**Given problem**. Skip the pictures, please, and write out exactly the lines from the opening of the data through the line containing "b2 = ax.bar(x".

**Provided records**.
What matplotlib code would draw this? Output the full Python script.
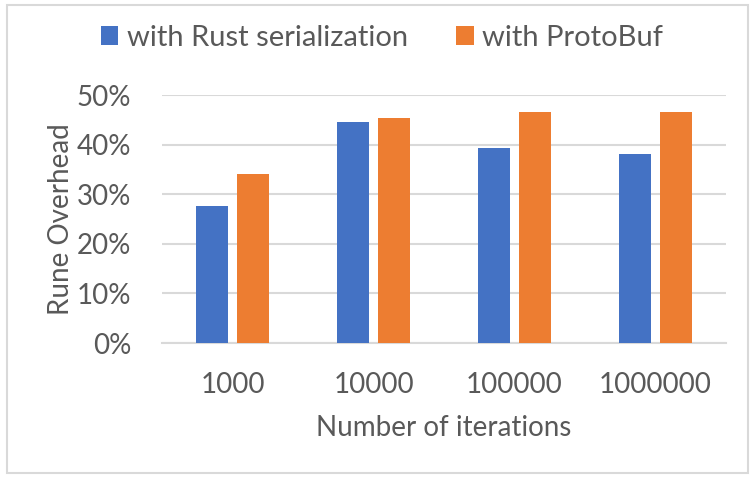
import matplotlib
matplotlib.use("Agg")
import matplotlib.pyplot as plt
import numpy as np
from matplotlib.patches import Rectangle
from matplotlib.ticker import FuncFormatter

categories = ["1000", "10000", "100000", "1000000"]
rust_serialization = [0.276, 0.446, 0.393, 0.381]
protobuf = [0.341, 0.454, 0.466, 0.466]
series_names = ["with Rust serialization", "with ProtoBuf"]
yticks = [0.0, 0.1, 0.2, 0.3, 0.4, 0.5]

plt.rcParams['font.family'] = ['Lato', 'DejaVu Sans']
txt = '#595959'
grid = '#d9d9d9'

fig = plt.figure(figsize=(7.52, 4.80), dpi=100)
ax = fig.add_axes([162/752, 1-343/480, (726-162)/752, (343-95)/480])

x = np.arange(len(categories))
w = 0.227
off = 0.145
b1 = ax.bar(x - off, rust_serialization, w, color='#4472C4', label=series_names[0], zorder=3)
b2 = ax.bar(x + off, protobuf, w, color='#ED7D31', label=series_names[1], zorder=3)

ax.set_xlim(-0.5, len(categories) - 0.5)
ax.set_ylim(0, 0.5)
ax.set_yticks(yticks)
ax.yaxis.set_major_formatter(FuncFormatter(lambda v, p: f"{v*100:.0f}%"))
ax.set_xticks(x)
ax.set_xticklabels(categories)
ax.grid(axis='y', color=grid, linewidth=1.5, zorder=0)
ax.set_axisbelow(True)
for s in ['top', 'right', 'left']:
    ax.spines[s].set_visible(False)
ax.spines['bottom'].set_color(grid)
ax.spines['bottom'].set_linewidth(1.5)
ax.tick_params(axis='both', length=0, labelsize=20, colors=txt)
ax.tick_params(axis='x', pad=21)
ax.tick_params(axis='y', pad=22)
ax.set_xlabel("Number of iterations", fontsize=20, color=txt, labelpad=12)
ax.set_ylabel("Rune Overhead", fontsize=20, color=txt, labelpad=2)

leg = fig.legend(handles=[b1, b2], labels=series_names, loc='center', bbox_to_anchor=(382/752, 1-38/480),
                 ncol=2, frameon=False, fontsize=21, labelcolor=txt, handlelength=0.6, handleheight=0.6,
                 handletextpad=0.3, columnspacing=1.65)

fig.patches.append(Rectangle((7/752, 1-473/480), (748-7)/752, (473-5)/480, transform=fig.transFigure,
                             fill=False, edgecolor=grid, linewidth=1.5))

fig.savefig("out.png", dpi=100)
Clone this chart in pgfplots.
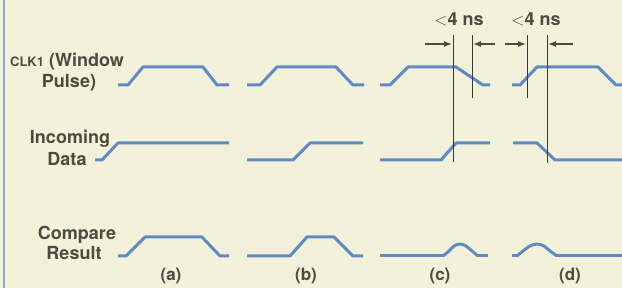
\documentclass[border=0pt]{standalone}
\usepackage{pgfplots}
\pgfplotsset{compat=1.18}
\usepackage{fontspec}
\setmainfont{TeX Gyre Heros}
\usetikzlibrary{arrows.meta}
\definecolor{bg}{HTML}{F3F1DA}
\definecolor{wave}{HTML}{5E8BC4}
\definecolor{txt}{HTML}{4B4B40}
\definecolor{vl}{HTML}{3A3A34}
\definecolor{edge}{HTML}{8EA8CF}
\begin{document}
\begin{tikzpicture}
\begin{axis}[scale only axis, width=622pt, height=288pt,
  xmin=0, xmax=622, ymin=0, ymax=288, y dir=reverse, hide axis, clip=true,
  every axis plot/.append style={line join=round, line cap=butt}]
\fill[bg] (axis cs:0,0) rectangle (axis cs:622,288);
% left border
\addplot[edge, line width=2pt] coordinates {(4,0) (4,288)};
% CLK1 (window pulse)
\addplot[wave, line width=3pt] coordinates {(118,85) (128,85) (143,67) (203,67) (217,85) (229,85)};
\addplot[wave, line width=3pt] coordinates {(247,85) (260,85) (277,67) (336,67) (353,85) (364,85)};
\addplot[wave, line width=3pt] coordinates {(380,85) (390,85) (408,67) (456,67) (483,85) (490,85)};
\addplot[wave, line width=3pt] coordinates {(512,85) (520,85) (537,67) (598,67) (616,85) (624,85)};
% Incoming data
\addplot[wave, line width=3pt] coordinates {(95,160) (102,160) (118,143) (229,143)};
\addplot[wave, line width=3pt] coordinates {(247,160) (293,160) (310,143) (363,143)};
\addplot[wave, line width=3pt] coordinates {(380,160) (441,160) (456,143) (490,143)};
\addplot[wave, line width=3pt] coordinates {(513,143) (537,143) (555,160) (624,160)};
% Compare result
\addplot[wave, line width=3pt] coordinates {(118,256) (126,256) (145,237) (202,237) (220,256) (229,256)};
\addplot[wave, line width=3pt] coordinates {(247,256) (290,256) (307,237) (334,237) (353,256) (363,256)};
\addplot[wave, line width=3pt] coordinates {(380,256) (444,256)};
\addplot[wave, line width=3pt, smooth, tension=0.5] coordinates {(443,256) (449,251) (454,246) (460,244) (466,246) (472,251) (478,256)};
\addplot[wave, line width=3pt] coordinates {(477,256) (488,256)};
\addplot[wave, line width=3pt] coordinates {(512,256) (518,256)};
\addplot[wave, line width=3pt, smooth, tension=0.5] coordinates {(517,256) (523,251) (530,246) (537,244) (544,246) (550,251) (557,256)};
\addplot[wave, line width=3pt] coordinates {(556,256) (624,256)};
% timing markers
\addplot[vl, line width=0.9pt] coordinates {(453,35) (453,162)};
\addplot[vl, line width=0.9pt] coordinates {(472,35) (472,98)};
\addplot[vl, line width=0.9pt] coordinates {(527,35) (527,98)};
\addplot[vl, line width=0.9pt] coordinates {(547,35) (547,163)};
\addplot[txt, line width=1.2pt, -{Latex[length=8pt,width=6pt]}] coordinates {(425,44) (452,44)};
\addplot[txt, line width=1.2pt, -{Latex[length=8pt,width=6pt]}] coordinates {(495,44) (473,44)};
\addplot[txt, line width=1.2pt, -{Latex[length=8pt,width=6pt]}] coordinates {(505,44) (526,44)};
\addplot[txt, line width=1.2pt, -{Latex[length=8pt,width=6pt]}] coordinates {(573,44) (548,44)};
% texts
\begin{scope}[every node/.style={text=txt, font=\fontsize{18}{20}\selectfont\bfseries, inner sep=0pt}]
\node[anchor=base] at (axis cs:67,67) {{\fontsize{13}{15}\selectfont CLK1} (Window};
\node[anchor=base] at (axis cs:69,88) {Pulse)};
\node[anchor=base] at (axis cs:70,144) {Incoming};
\node[anchor=base] at (axis cs:67,166) {Data};
\node[anchor=base] at (axis cs:77,240) {Compare};
\node[anchor=base] at (axis cs:74,260) {Result};
\end{scope}
\begin{scope}[every node/.style={text=txt, font=\fontsize{17}{19}\selectfont\bfseries, inner sep=0pt}]
\node[anchor=base] at (axis cs:171,281) {(a)};
\node[anchor=base] at (axis cs:306,281) {(b)};
\node[anchor=base] at (axis cs:440,281) {(c)};
\node[anchor=base] at (axis cs:570,281) {(d)};
\end{scope}
\begin{scope}[every node/.style={text=txt, font=\fontsize{18}{20}\selectfont\bfseries, inner sep=0pt}]
\node[anchor=base] at (axis cs:459,26) {{\mdseries$<$}4 ns};
\node[anchor=base] at (axis cs:536,26) {{\mdseries$<$}4 ns};
\end{scope}
\end{axis}
\end{tikzpicture}
\end{document}
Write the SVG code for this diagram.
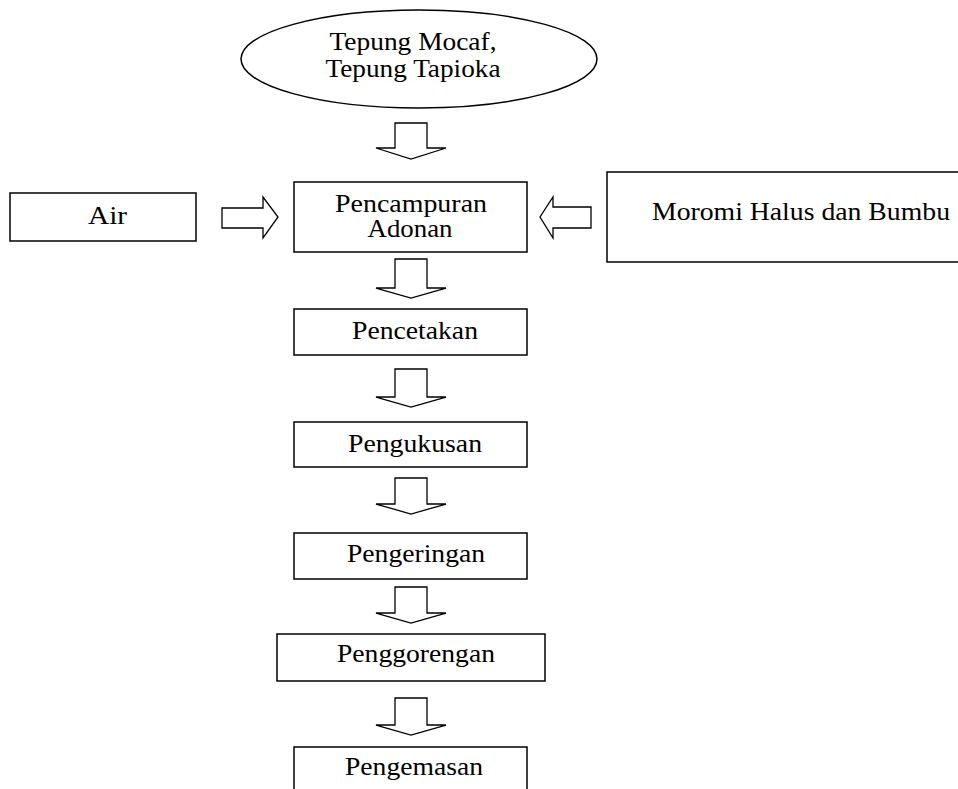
<svg xmlns="http://www.w3.org/2000/svg" width="958" height="789" viewBox="0 0 958 789">
<style>
.box{fill:#fff;stroke:#000;stroke-width:1.5}
.arr{fill:#fff;stroke:#000;stroke-width:1.3;stroke-linejoin:miter}
text{font-family:"Liberation Serif","Times New Roman",serif;font-size:25px;fill:#000;text-anchor:middle}
</style>
<rect width="958" height="789" fill="#fff"/>
<g id="connectors">
<path class="arr" d="M395,123 H427 V148 H446 L411,159 L376,148 H395 Z"/>
<path class="arr" d="M395,259 H427 V288 H446 L411,298 L376,288 H395 Z"/>
<path class="arr" d="M395,369 H427 V397 H446 L411,407 L376,397 H395 Z"/>
<path class="arr" d="M395,478 H427 V504 H446 L411,514 L376,504 H395 Z"/>
<path class="arr" d="M395,587 H427 V613 H446 L411,623 L376,613 H395 Z"/>
<path class="arr" d="M395,698 H427 V725 H446 L411,735 L376,725 H395 Z"/>
<path class="arr" d="M222,208 H263 V197 L278,217 L263,238 V228 H222 Z"/>
<path class="arr" d="M591,207 H553 V197 L540,217 L553,238 V228 H591 Z"/>
</g>
<g id="bahan">
<ellipse class="box" cx="419" cy="59" rx="178" ry="49"/>
<text x="413" y="50" textLength="167" lengthAdjust="spacingAndGlyphs">Tepung Mocaf,</text>
<text x="413" y="77" textLength="175" lengthAdjust="spacingAndGlyphs">Tepung Tapioka</text>
</g>
<g id="air">
<rect class="box" x="10" y="193" width="186" height="48"/>
<text x="107.5" y="224" textLength="39" lengthAdjust="spacingAndGlyphs">Air</text>
</g>
<g id="pencampuran">
<rect class="box" x="294" y="182" width="233" height="70"/>
<text x="411" y="212" textLength="152" lengthAdjust="spacingAndGlyphs">Pencampuran</text>
<text x="410" y="237" textLength="85" lengthAdjust="spacingAndGlyphs">Adonan</text>
</g>
<g id="moromi">
<rect class="box" x="607" y="172" width="360" height="90"/>
<text x="801" y="220" textLength="298" lengthAdjust="spacingAndGlyphs">Moromi Halus dan Bumbu</text>
</g>
<g id="pencetakan">
<rect class="box" x="294" y="309" width="233" height="46"/>
<text x="415" y="339" textLength="126" lengthAdjust="spacingAndGlyphs">Pencetakan</text>
</g>
<g id="pengukusan">
<rect class="box" x="294" y="422" width="233" height="45"/>
<text x="415" y="452" textLength="134" lengthAdjust="spacingAndGlyphs">Pengukusan</text>
</g>
<g id="pengeringan">
<rect class="box" x="294" y="533" width="233" height="46"/>
<text x="416" y="562" textLength="138" lengthAdjust="spacingAndGlyphs">Pengeringan</text>
</g>
<g id="penggorengan">
<rect class="box" x="277" y="634" width="268" height="47"/>
<text x="416" y="662" textLength="158" lengthAdjust="spacingAndGlyphs">Penggorengan</text>
</g>
<g id="pengemasan">
<rect class="box" x="294" y="747" width="233" height="60"/>
<text x="414" y="775" textLength="138" lengthAdjust="spacingAndGlyphs">Pengemasan</text>
</g>
</svg>
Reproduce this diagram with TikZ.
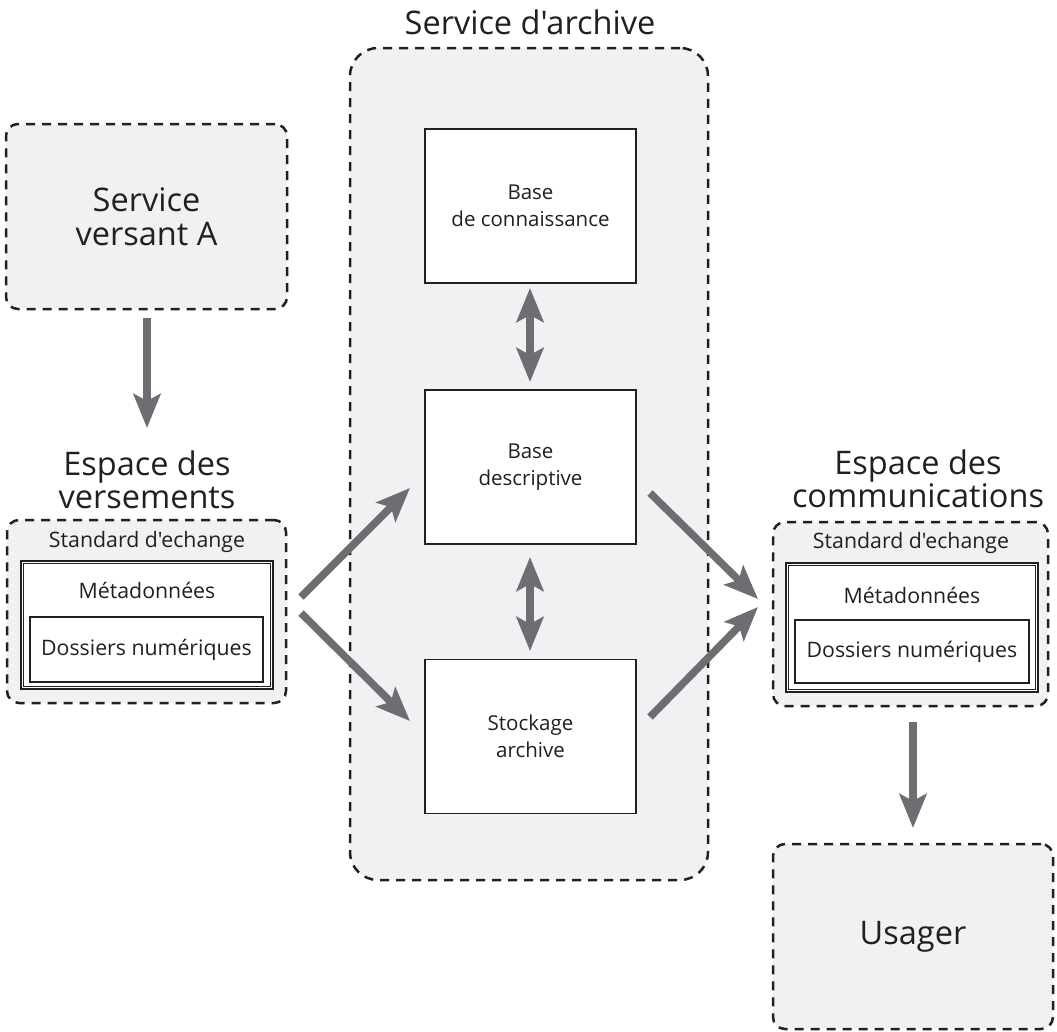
\documentclass[tikz,border=0pt]{standalone}
\usepackage{fontspec}
\setmainfont{Open Sans}[Ligatures=TeXOff]
\usetikzlibrary{arrows.meta}
\definecolor{ink}{HTML}{231F20}
\definecolor{panel}{HTML}{F0F1F3}
\definecolor{flow}{HTML}{6D6E71}
\newcommand{\bigtxt}{\fontsize{32.5}{33.5}\selectfont}
\newcommand{\midtxt}{\fontsize{20.5}{26.5}\selectfont}
\newcommand{\smalltxt}{\fontsize{21.3}{25}\selectfont}
\begin{document}
\begin{tikzpicture}[x=1pt,y=-1pt,
  zone/.style={draw=ink, fill=panel, line width=2.5pt, dash pattern=on 9pt off 7pt,
    rounded corners=12pt, inner sep=0pt, text=ink, align=center},
  card/.style={draw=ink, fill=white, line width=1.3pt, minimum width=211pt,
    minimum height=154pt, text=ink, align=center, inner sep=0pt},
  frame/.style={draw=ink, fill=white, line width=2pt, inner sep=0pt},
  frameline/.style={draw=ink, line width=1pt},
  docbox/.style={draw=ink, fill=white, line width=2.2pt, inner sep=0pt, text=ink},
  label/.style={text=ink, align=center, inner sep=0pt},
  flowarrow/.style={draw=flow, line width=7.5pt,
    -{Stealth[length=34pt,width=27pt,inset=7pt]}},
  twoway/.style={draw=flow, line width=7.5pt,
    {Stealth[length=34pt,width=27pt,inset=7pt]}-{Stealth[length=34pt,width=27pt,inset=7pt]}}
]
\useasboundingbox (0,0) rectangle (1057,1031);

% ---- central archive service ----
\node[label, font=\bigtxt] (archtitle) at (530,22) {Service d'archive};
\node[zone, rounded corners=28pt, minimum width=358pt, minimum height=832pt] (archive) at (529,464) {};
\node[card, font=\midtxt] (conn) at (530.5,206) {Base\\de connaissance};
\node[card, font=\midtxt] (desc) at (530.5,467) {Base\\descriptive};
\node[card, font=\midtxt] (stock) at (530.5,736.5) {Stockage\\archive};

% ---- producer side ----
\node[zone, font=\bigtxt, minimum width=281pt, minimum height=185pt] (versant) at (146.5,216.5) {Service\\versant A};
\node[label, font=\bigtxt] (espV) at (147,480) {Espace des\\versements};
\node[zone, minimum width=279pt, minimum height=183pt] (echL) at (146.5,611.5) {};
\node[label, font=\smalltxt] (stdL) at (147,542) {Standard d'echange};
\node[frame, minimum width=252pt, minimum height=128pt] (metaL) at (147,625) {};
\draw[frameline] ([shift={(3.5,3.5)}]metaL.north west) rectangle ([shift={(-3.5,-3.5)}]metaL.south east);
\node[label, font=\smalltxt] (metaLtxt) at (147,590) {Métadonnées};
\node[docbox, font=\smalltxt, minimum width=233pt, minimum height=65pt] (dossL) at (146.5,649.5) {Dossiers numériques};

% ---- user side ----
\node[label, font=\bigtxt] (espC) at (918,479) {Espace des\\communications};
\node[zone, minimum width=275pt, minimum height=184pt] (echR) at (910.5,614) {};
\node[label, font=\smalltxt] (stdR) at (911,543) {Standard d'echange};
\node[frame, minimum width=252pt, minimum height=129pt] (metaR) at (912,627.5) {};
\draw[frameline] ([shift={(3.5,3.5)}]metaR.north west) rectangle ([shift={(-3.5,-3.5)}]metaR.south east);
\node[label, font=\smalltxt] (metaRtxt) at (912,595) {Métadonnées};
\node[docbox, font=\smalltxt, minimum width=234pt, minimum height=63pt] (dossR) at (912,651.5) {Dossiers numériques};
\node[zone, font=\bigtxt, minimum width=280pt, minimum height=185pt] (usager) at (913,936.5) {Usager};

% ---- arrow end points ----
\coordinate (vOut) at (147,318);
\coordinate (vIn) at (147,428);
\coordinate (lA) at (301,597);
\coordinate (lB) at (301,613);
\coordinate (descIn) at (410,488);
\coordinate (stockIn) at (410,721);
\coordinate (descOut) at (650,493);
\coordinate (stockOut) at (650,717);
\coordinate (rA) at (758,599);
\coordinate (rB) at (758,607);
\coordinate (cOut) at (913,722);
\coordinate (cIn) at (913,828);
\coordinate (k1) at (530,288);
\coordinate (k2) at (530,382);
\coordinate (k3) at (530,557);
\coordinate (k4) at (530,651);

% ---- flows ----
\draw[flowarrow] (vOut) -- (vIn);
\draw[flowarrow] (lA) -- (descIn);
\draw[flowarrow] (lB) -- (stockIn);
\draw[flowarrow] (descOut) -- (rA);
\draw[flowarrow] (stockOut) -- (rB);
\draw[flowarrow] (cOut) -- (cIn);
\draw[twoway] (k1) -- (k2);
\draw[twoway] (k3) -- (k4);
\end{tikzpicture}
\end{document}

**Response**.
What matplotlib code would draw this? Output the full Python script.
import matplotlib
matplotlib.use("Agg")
import matplotlib.pyplot as plt
import numpy as np
from matplotlib.patches import Rectangle
from matplotlib.ticker import FuncFormatter

categories = ["1000", "10000", "100000", "1000000"]
rust_serialization = [0.276, 0.446, 0.393, 0.381]
protobuf = [0.341, 0.454, 0.466, 0.466]
series_names = ["with Rust serialization", "with ProtoBuf"]
yticks = [0.0, 0.1, 0.2, 0.3, 0.4, 0.5]

plt.rcParams['font.family'] = ['Lato', 'DejaVu Sans']
txt = '#595959'
grid = '#d9d9d9'

fig = plt.figure(figsize=(7.52, 4.80), dpi=100)
ax = fig.add_axes([162/752, 1-343/480, (726-162)/752, (343-95)/480])

x = np.arange(len(categories))
w = 0.227
off = 0.145
b1 = ax.bar(x - off, rust_serialization, w, color='#4472C4', label=series_names[0], zorder=3)
b2 = ax.bar(x + off, protobuf, w, color='#ED7D31', label=series_names[1], zorder=3)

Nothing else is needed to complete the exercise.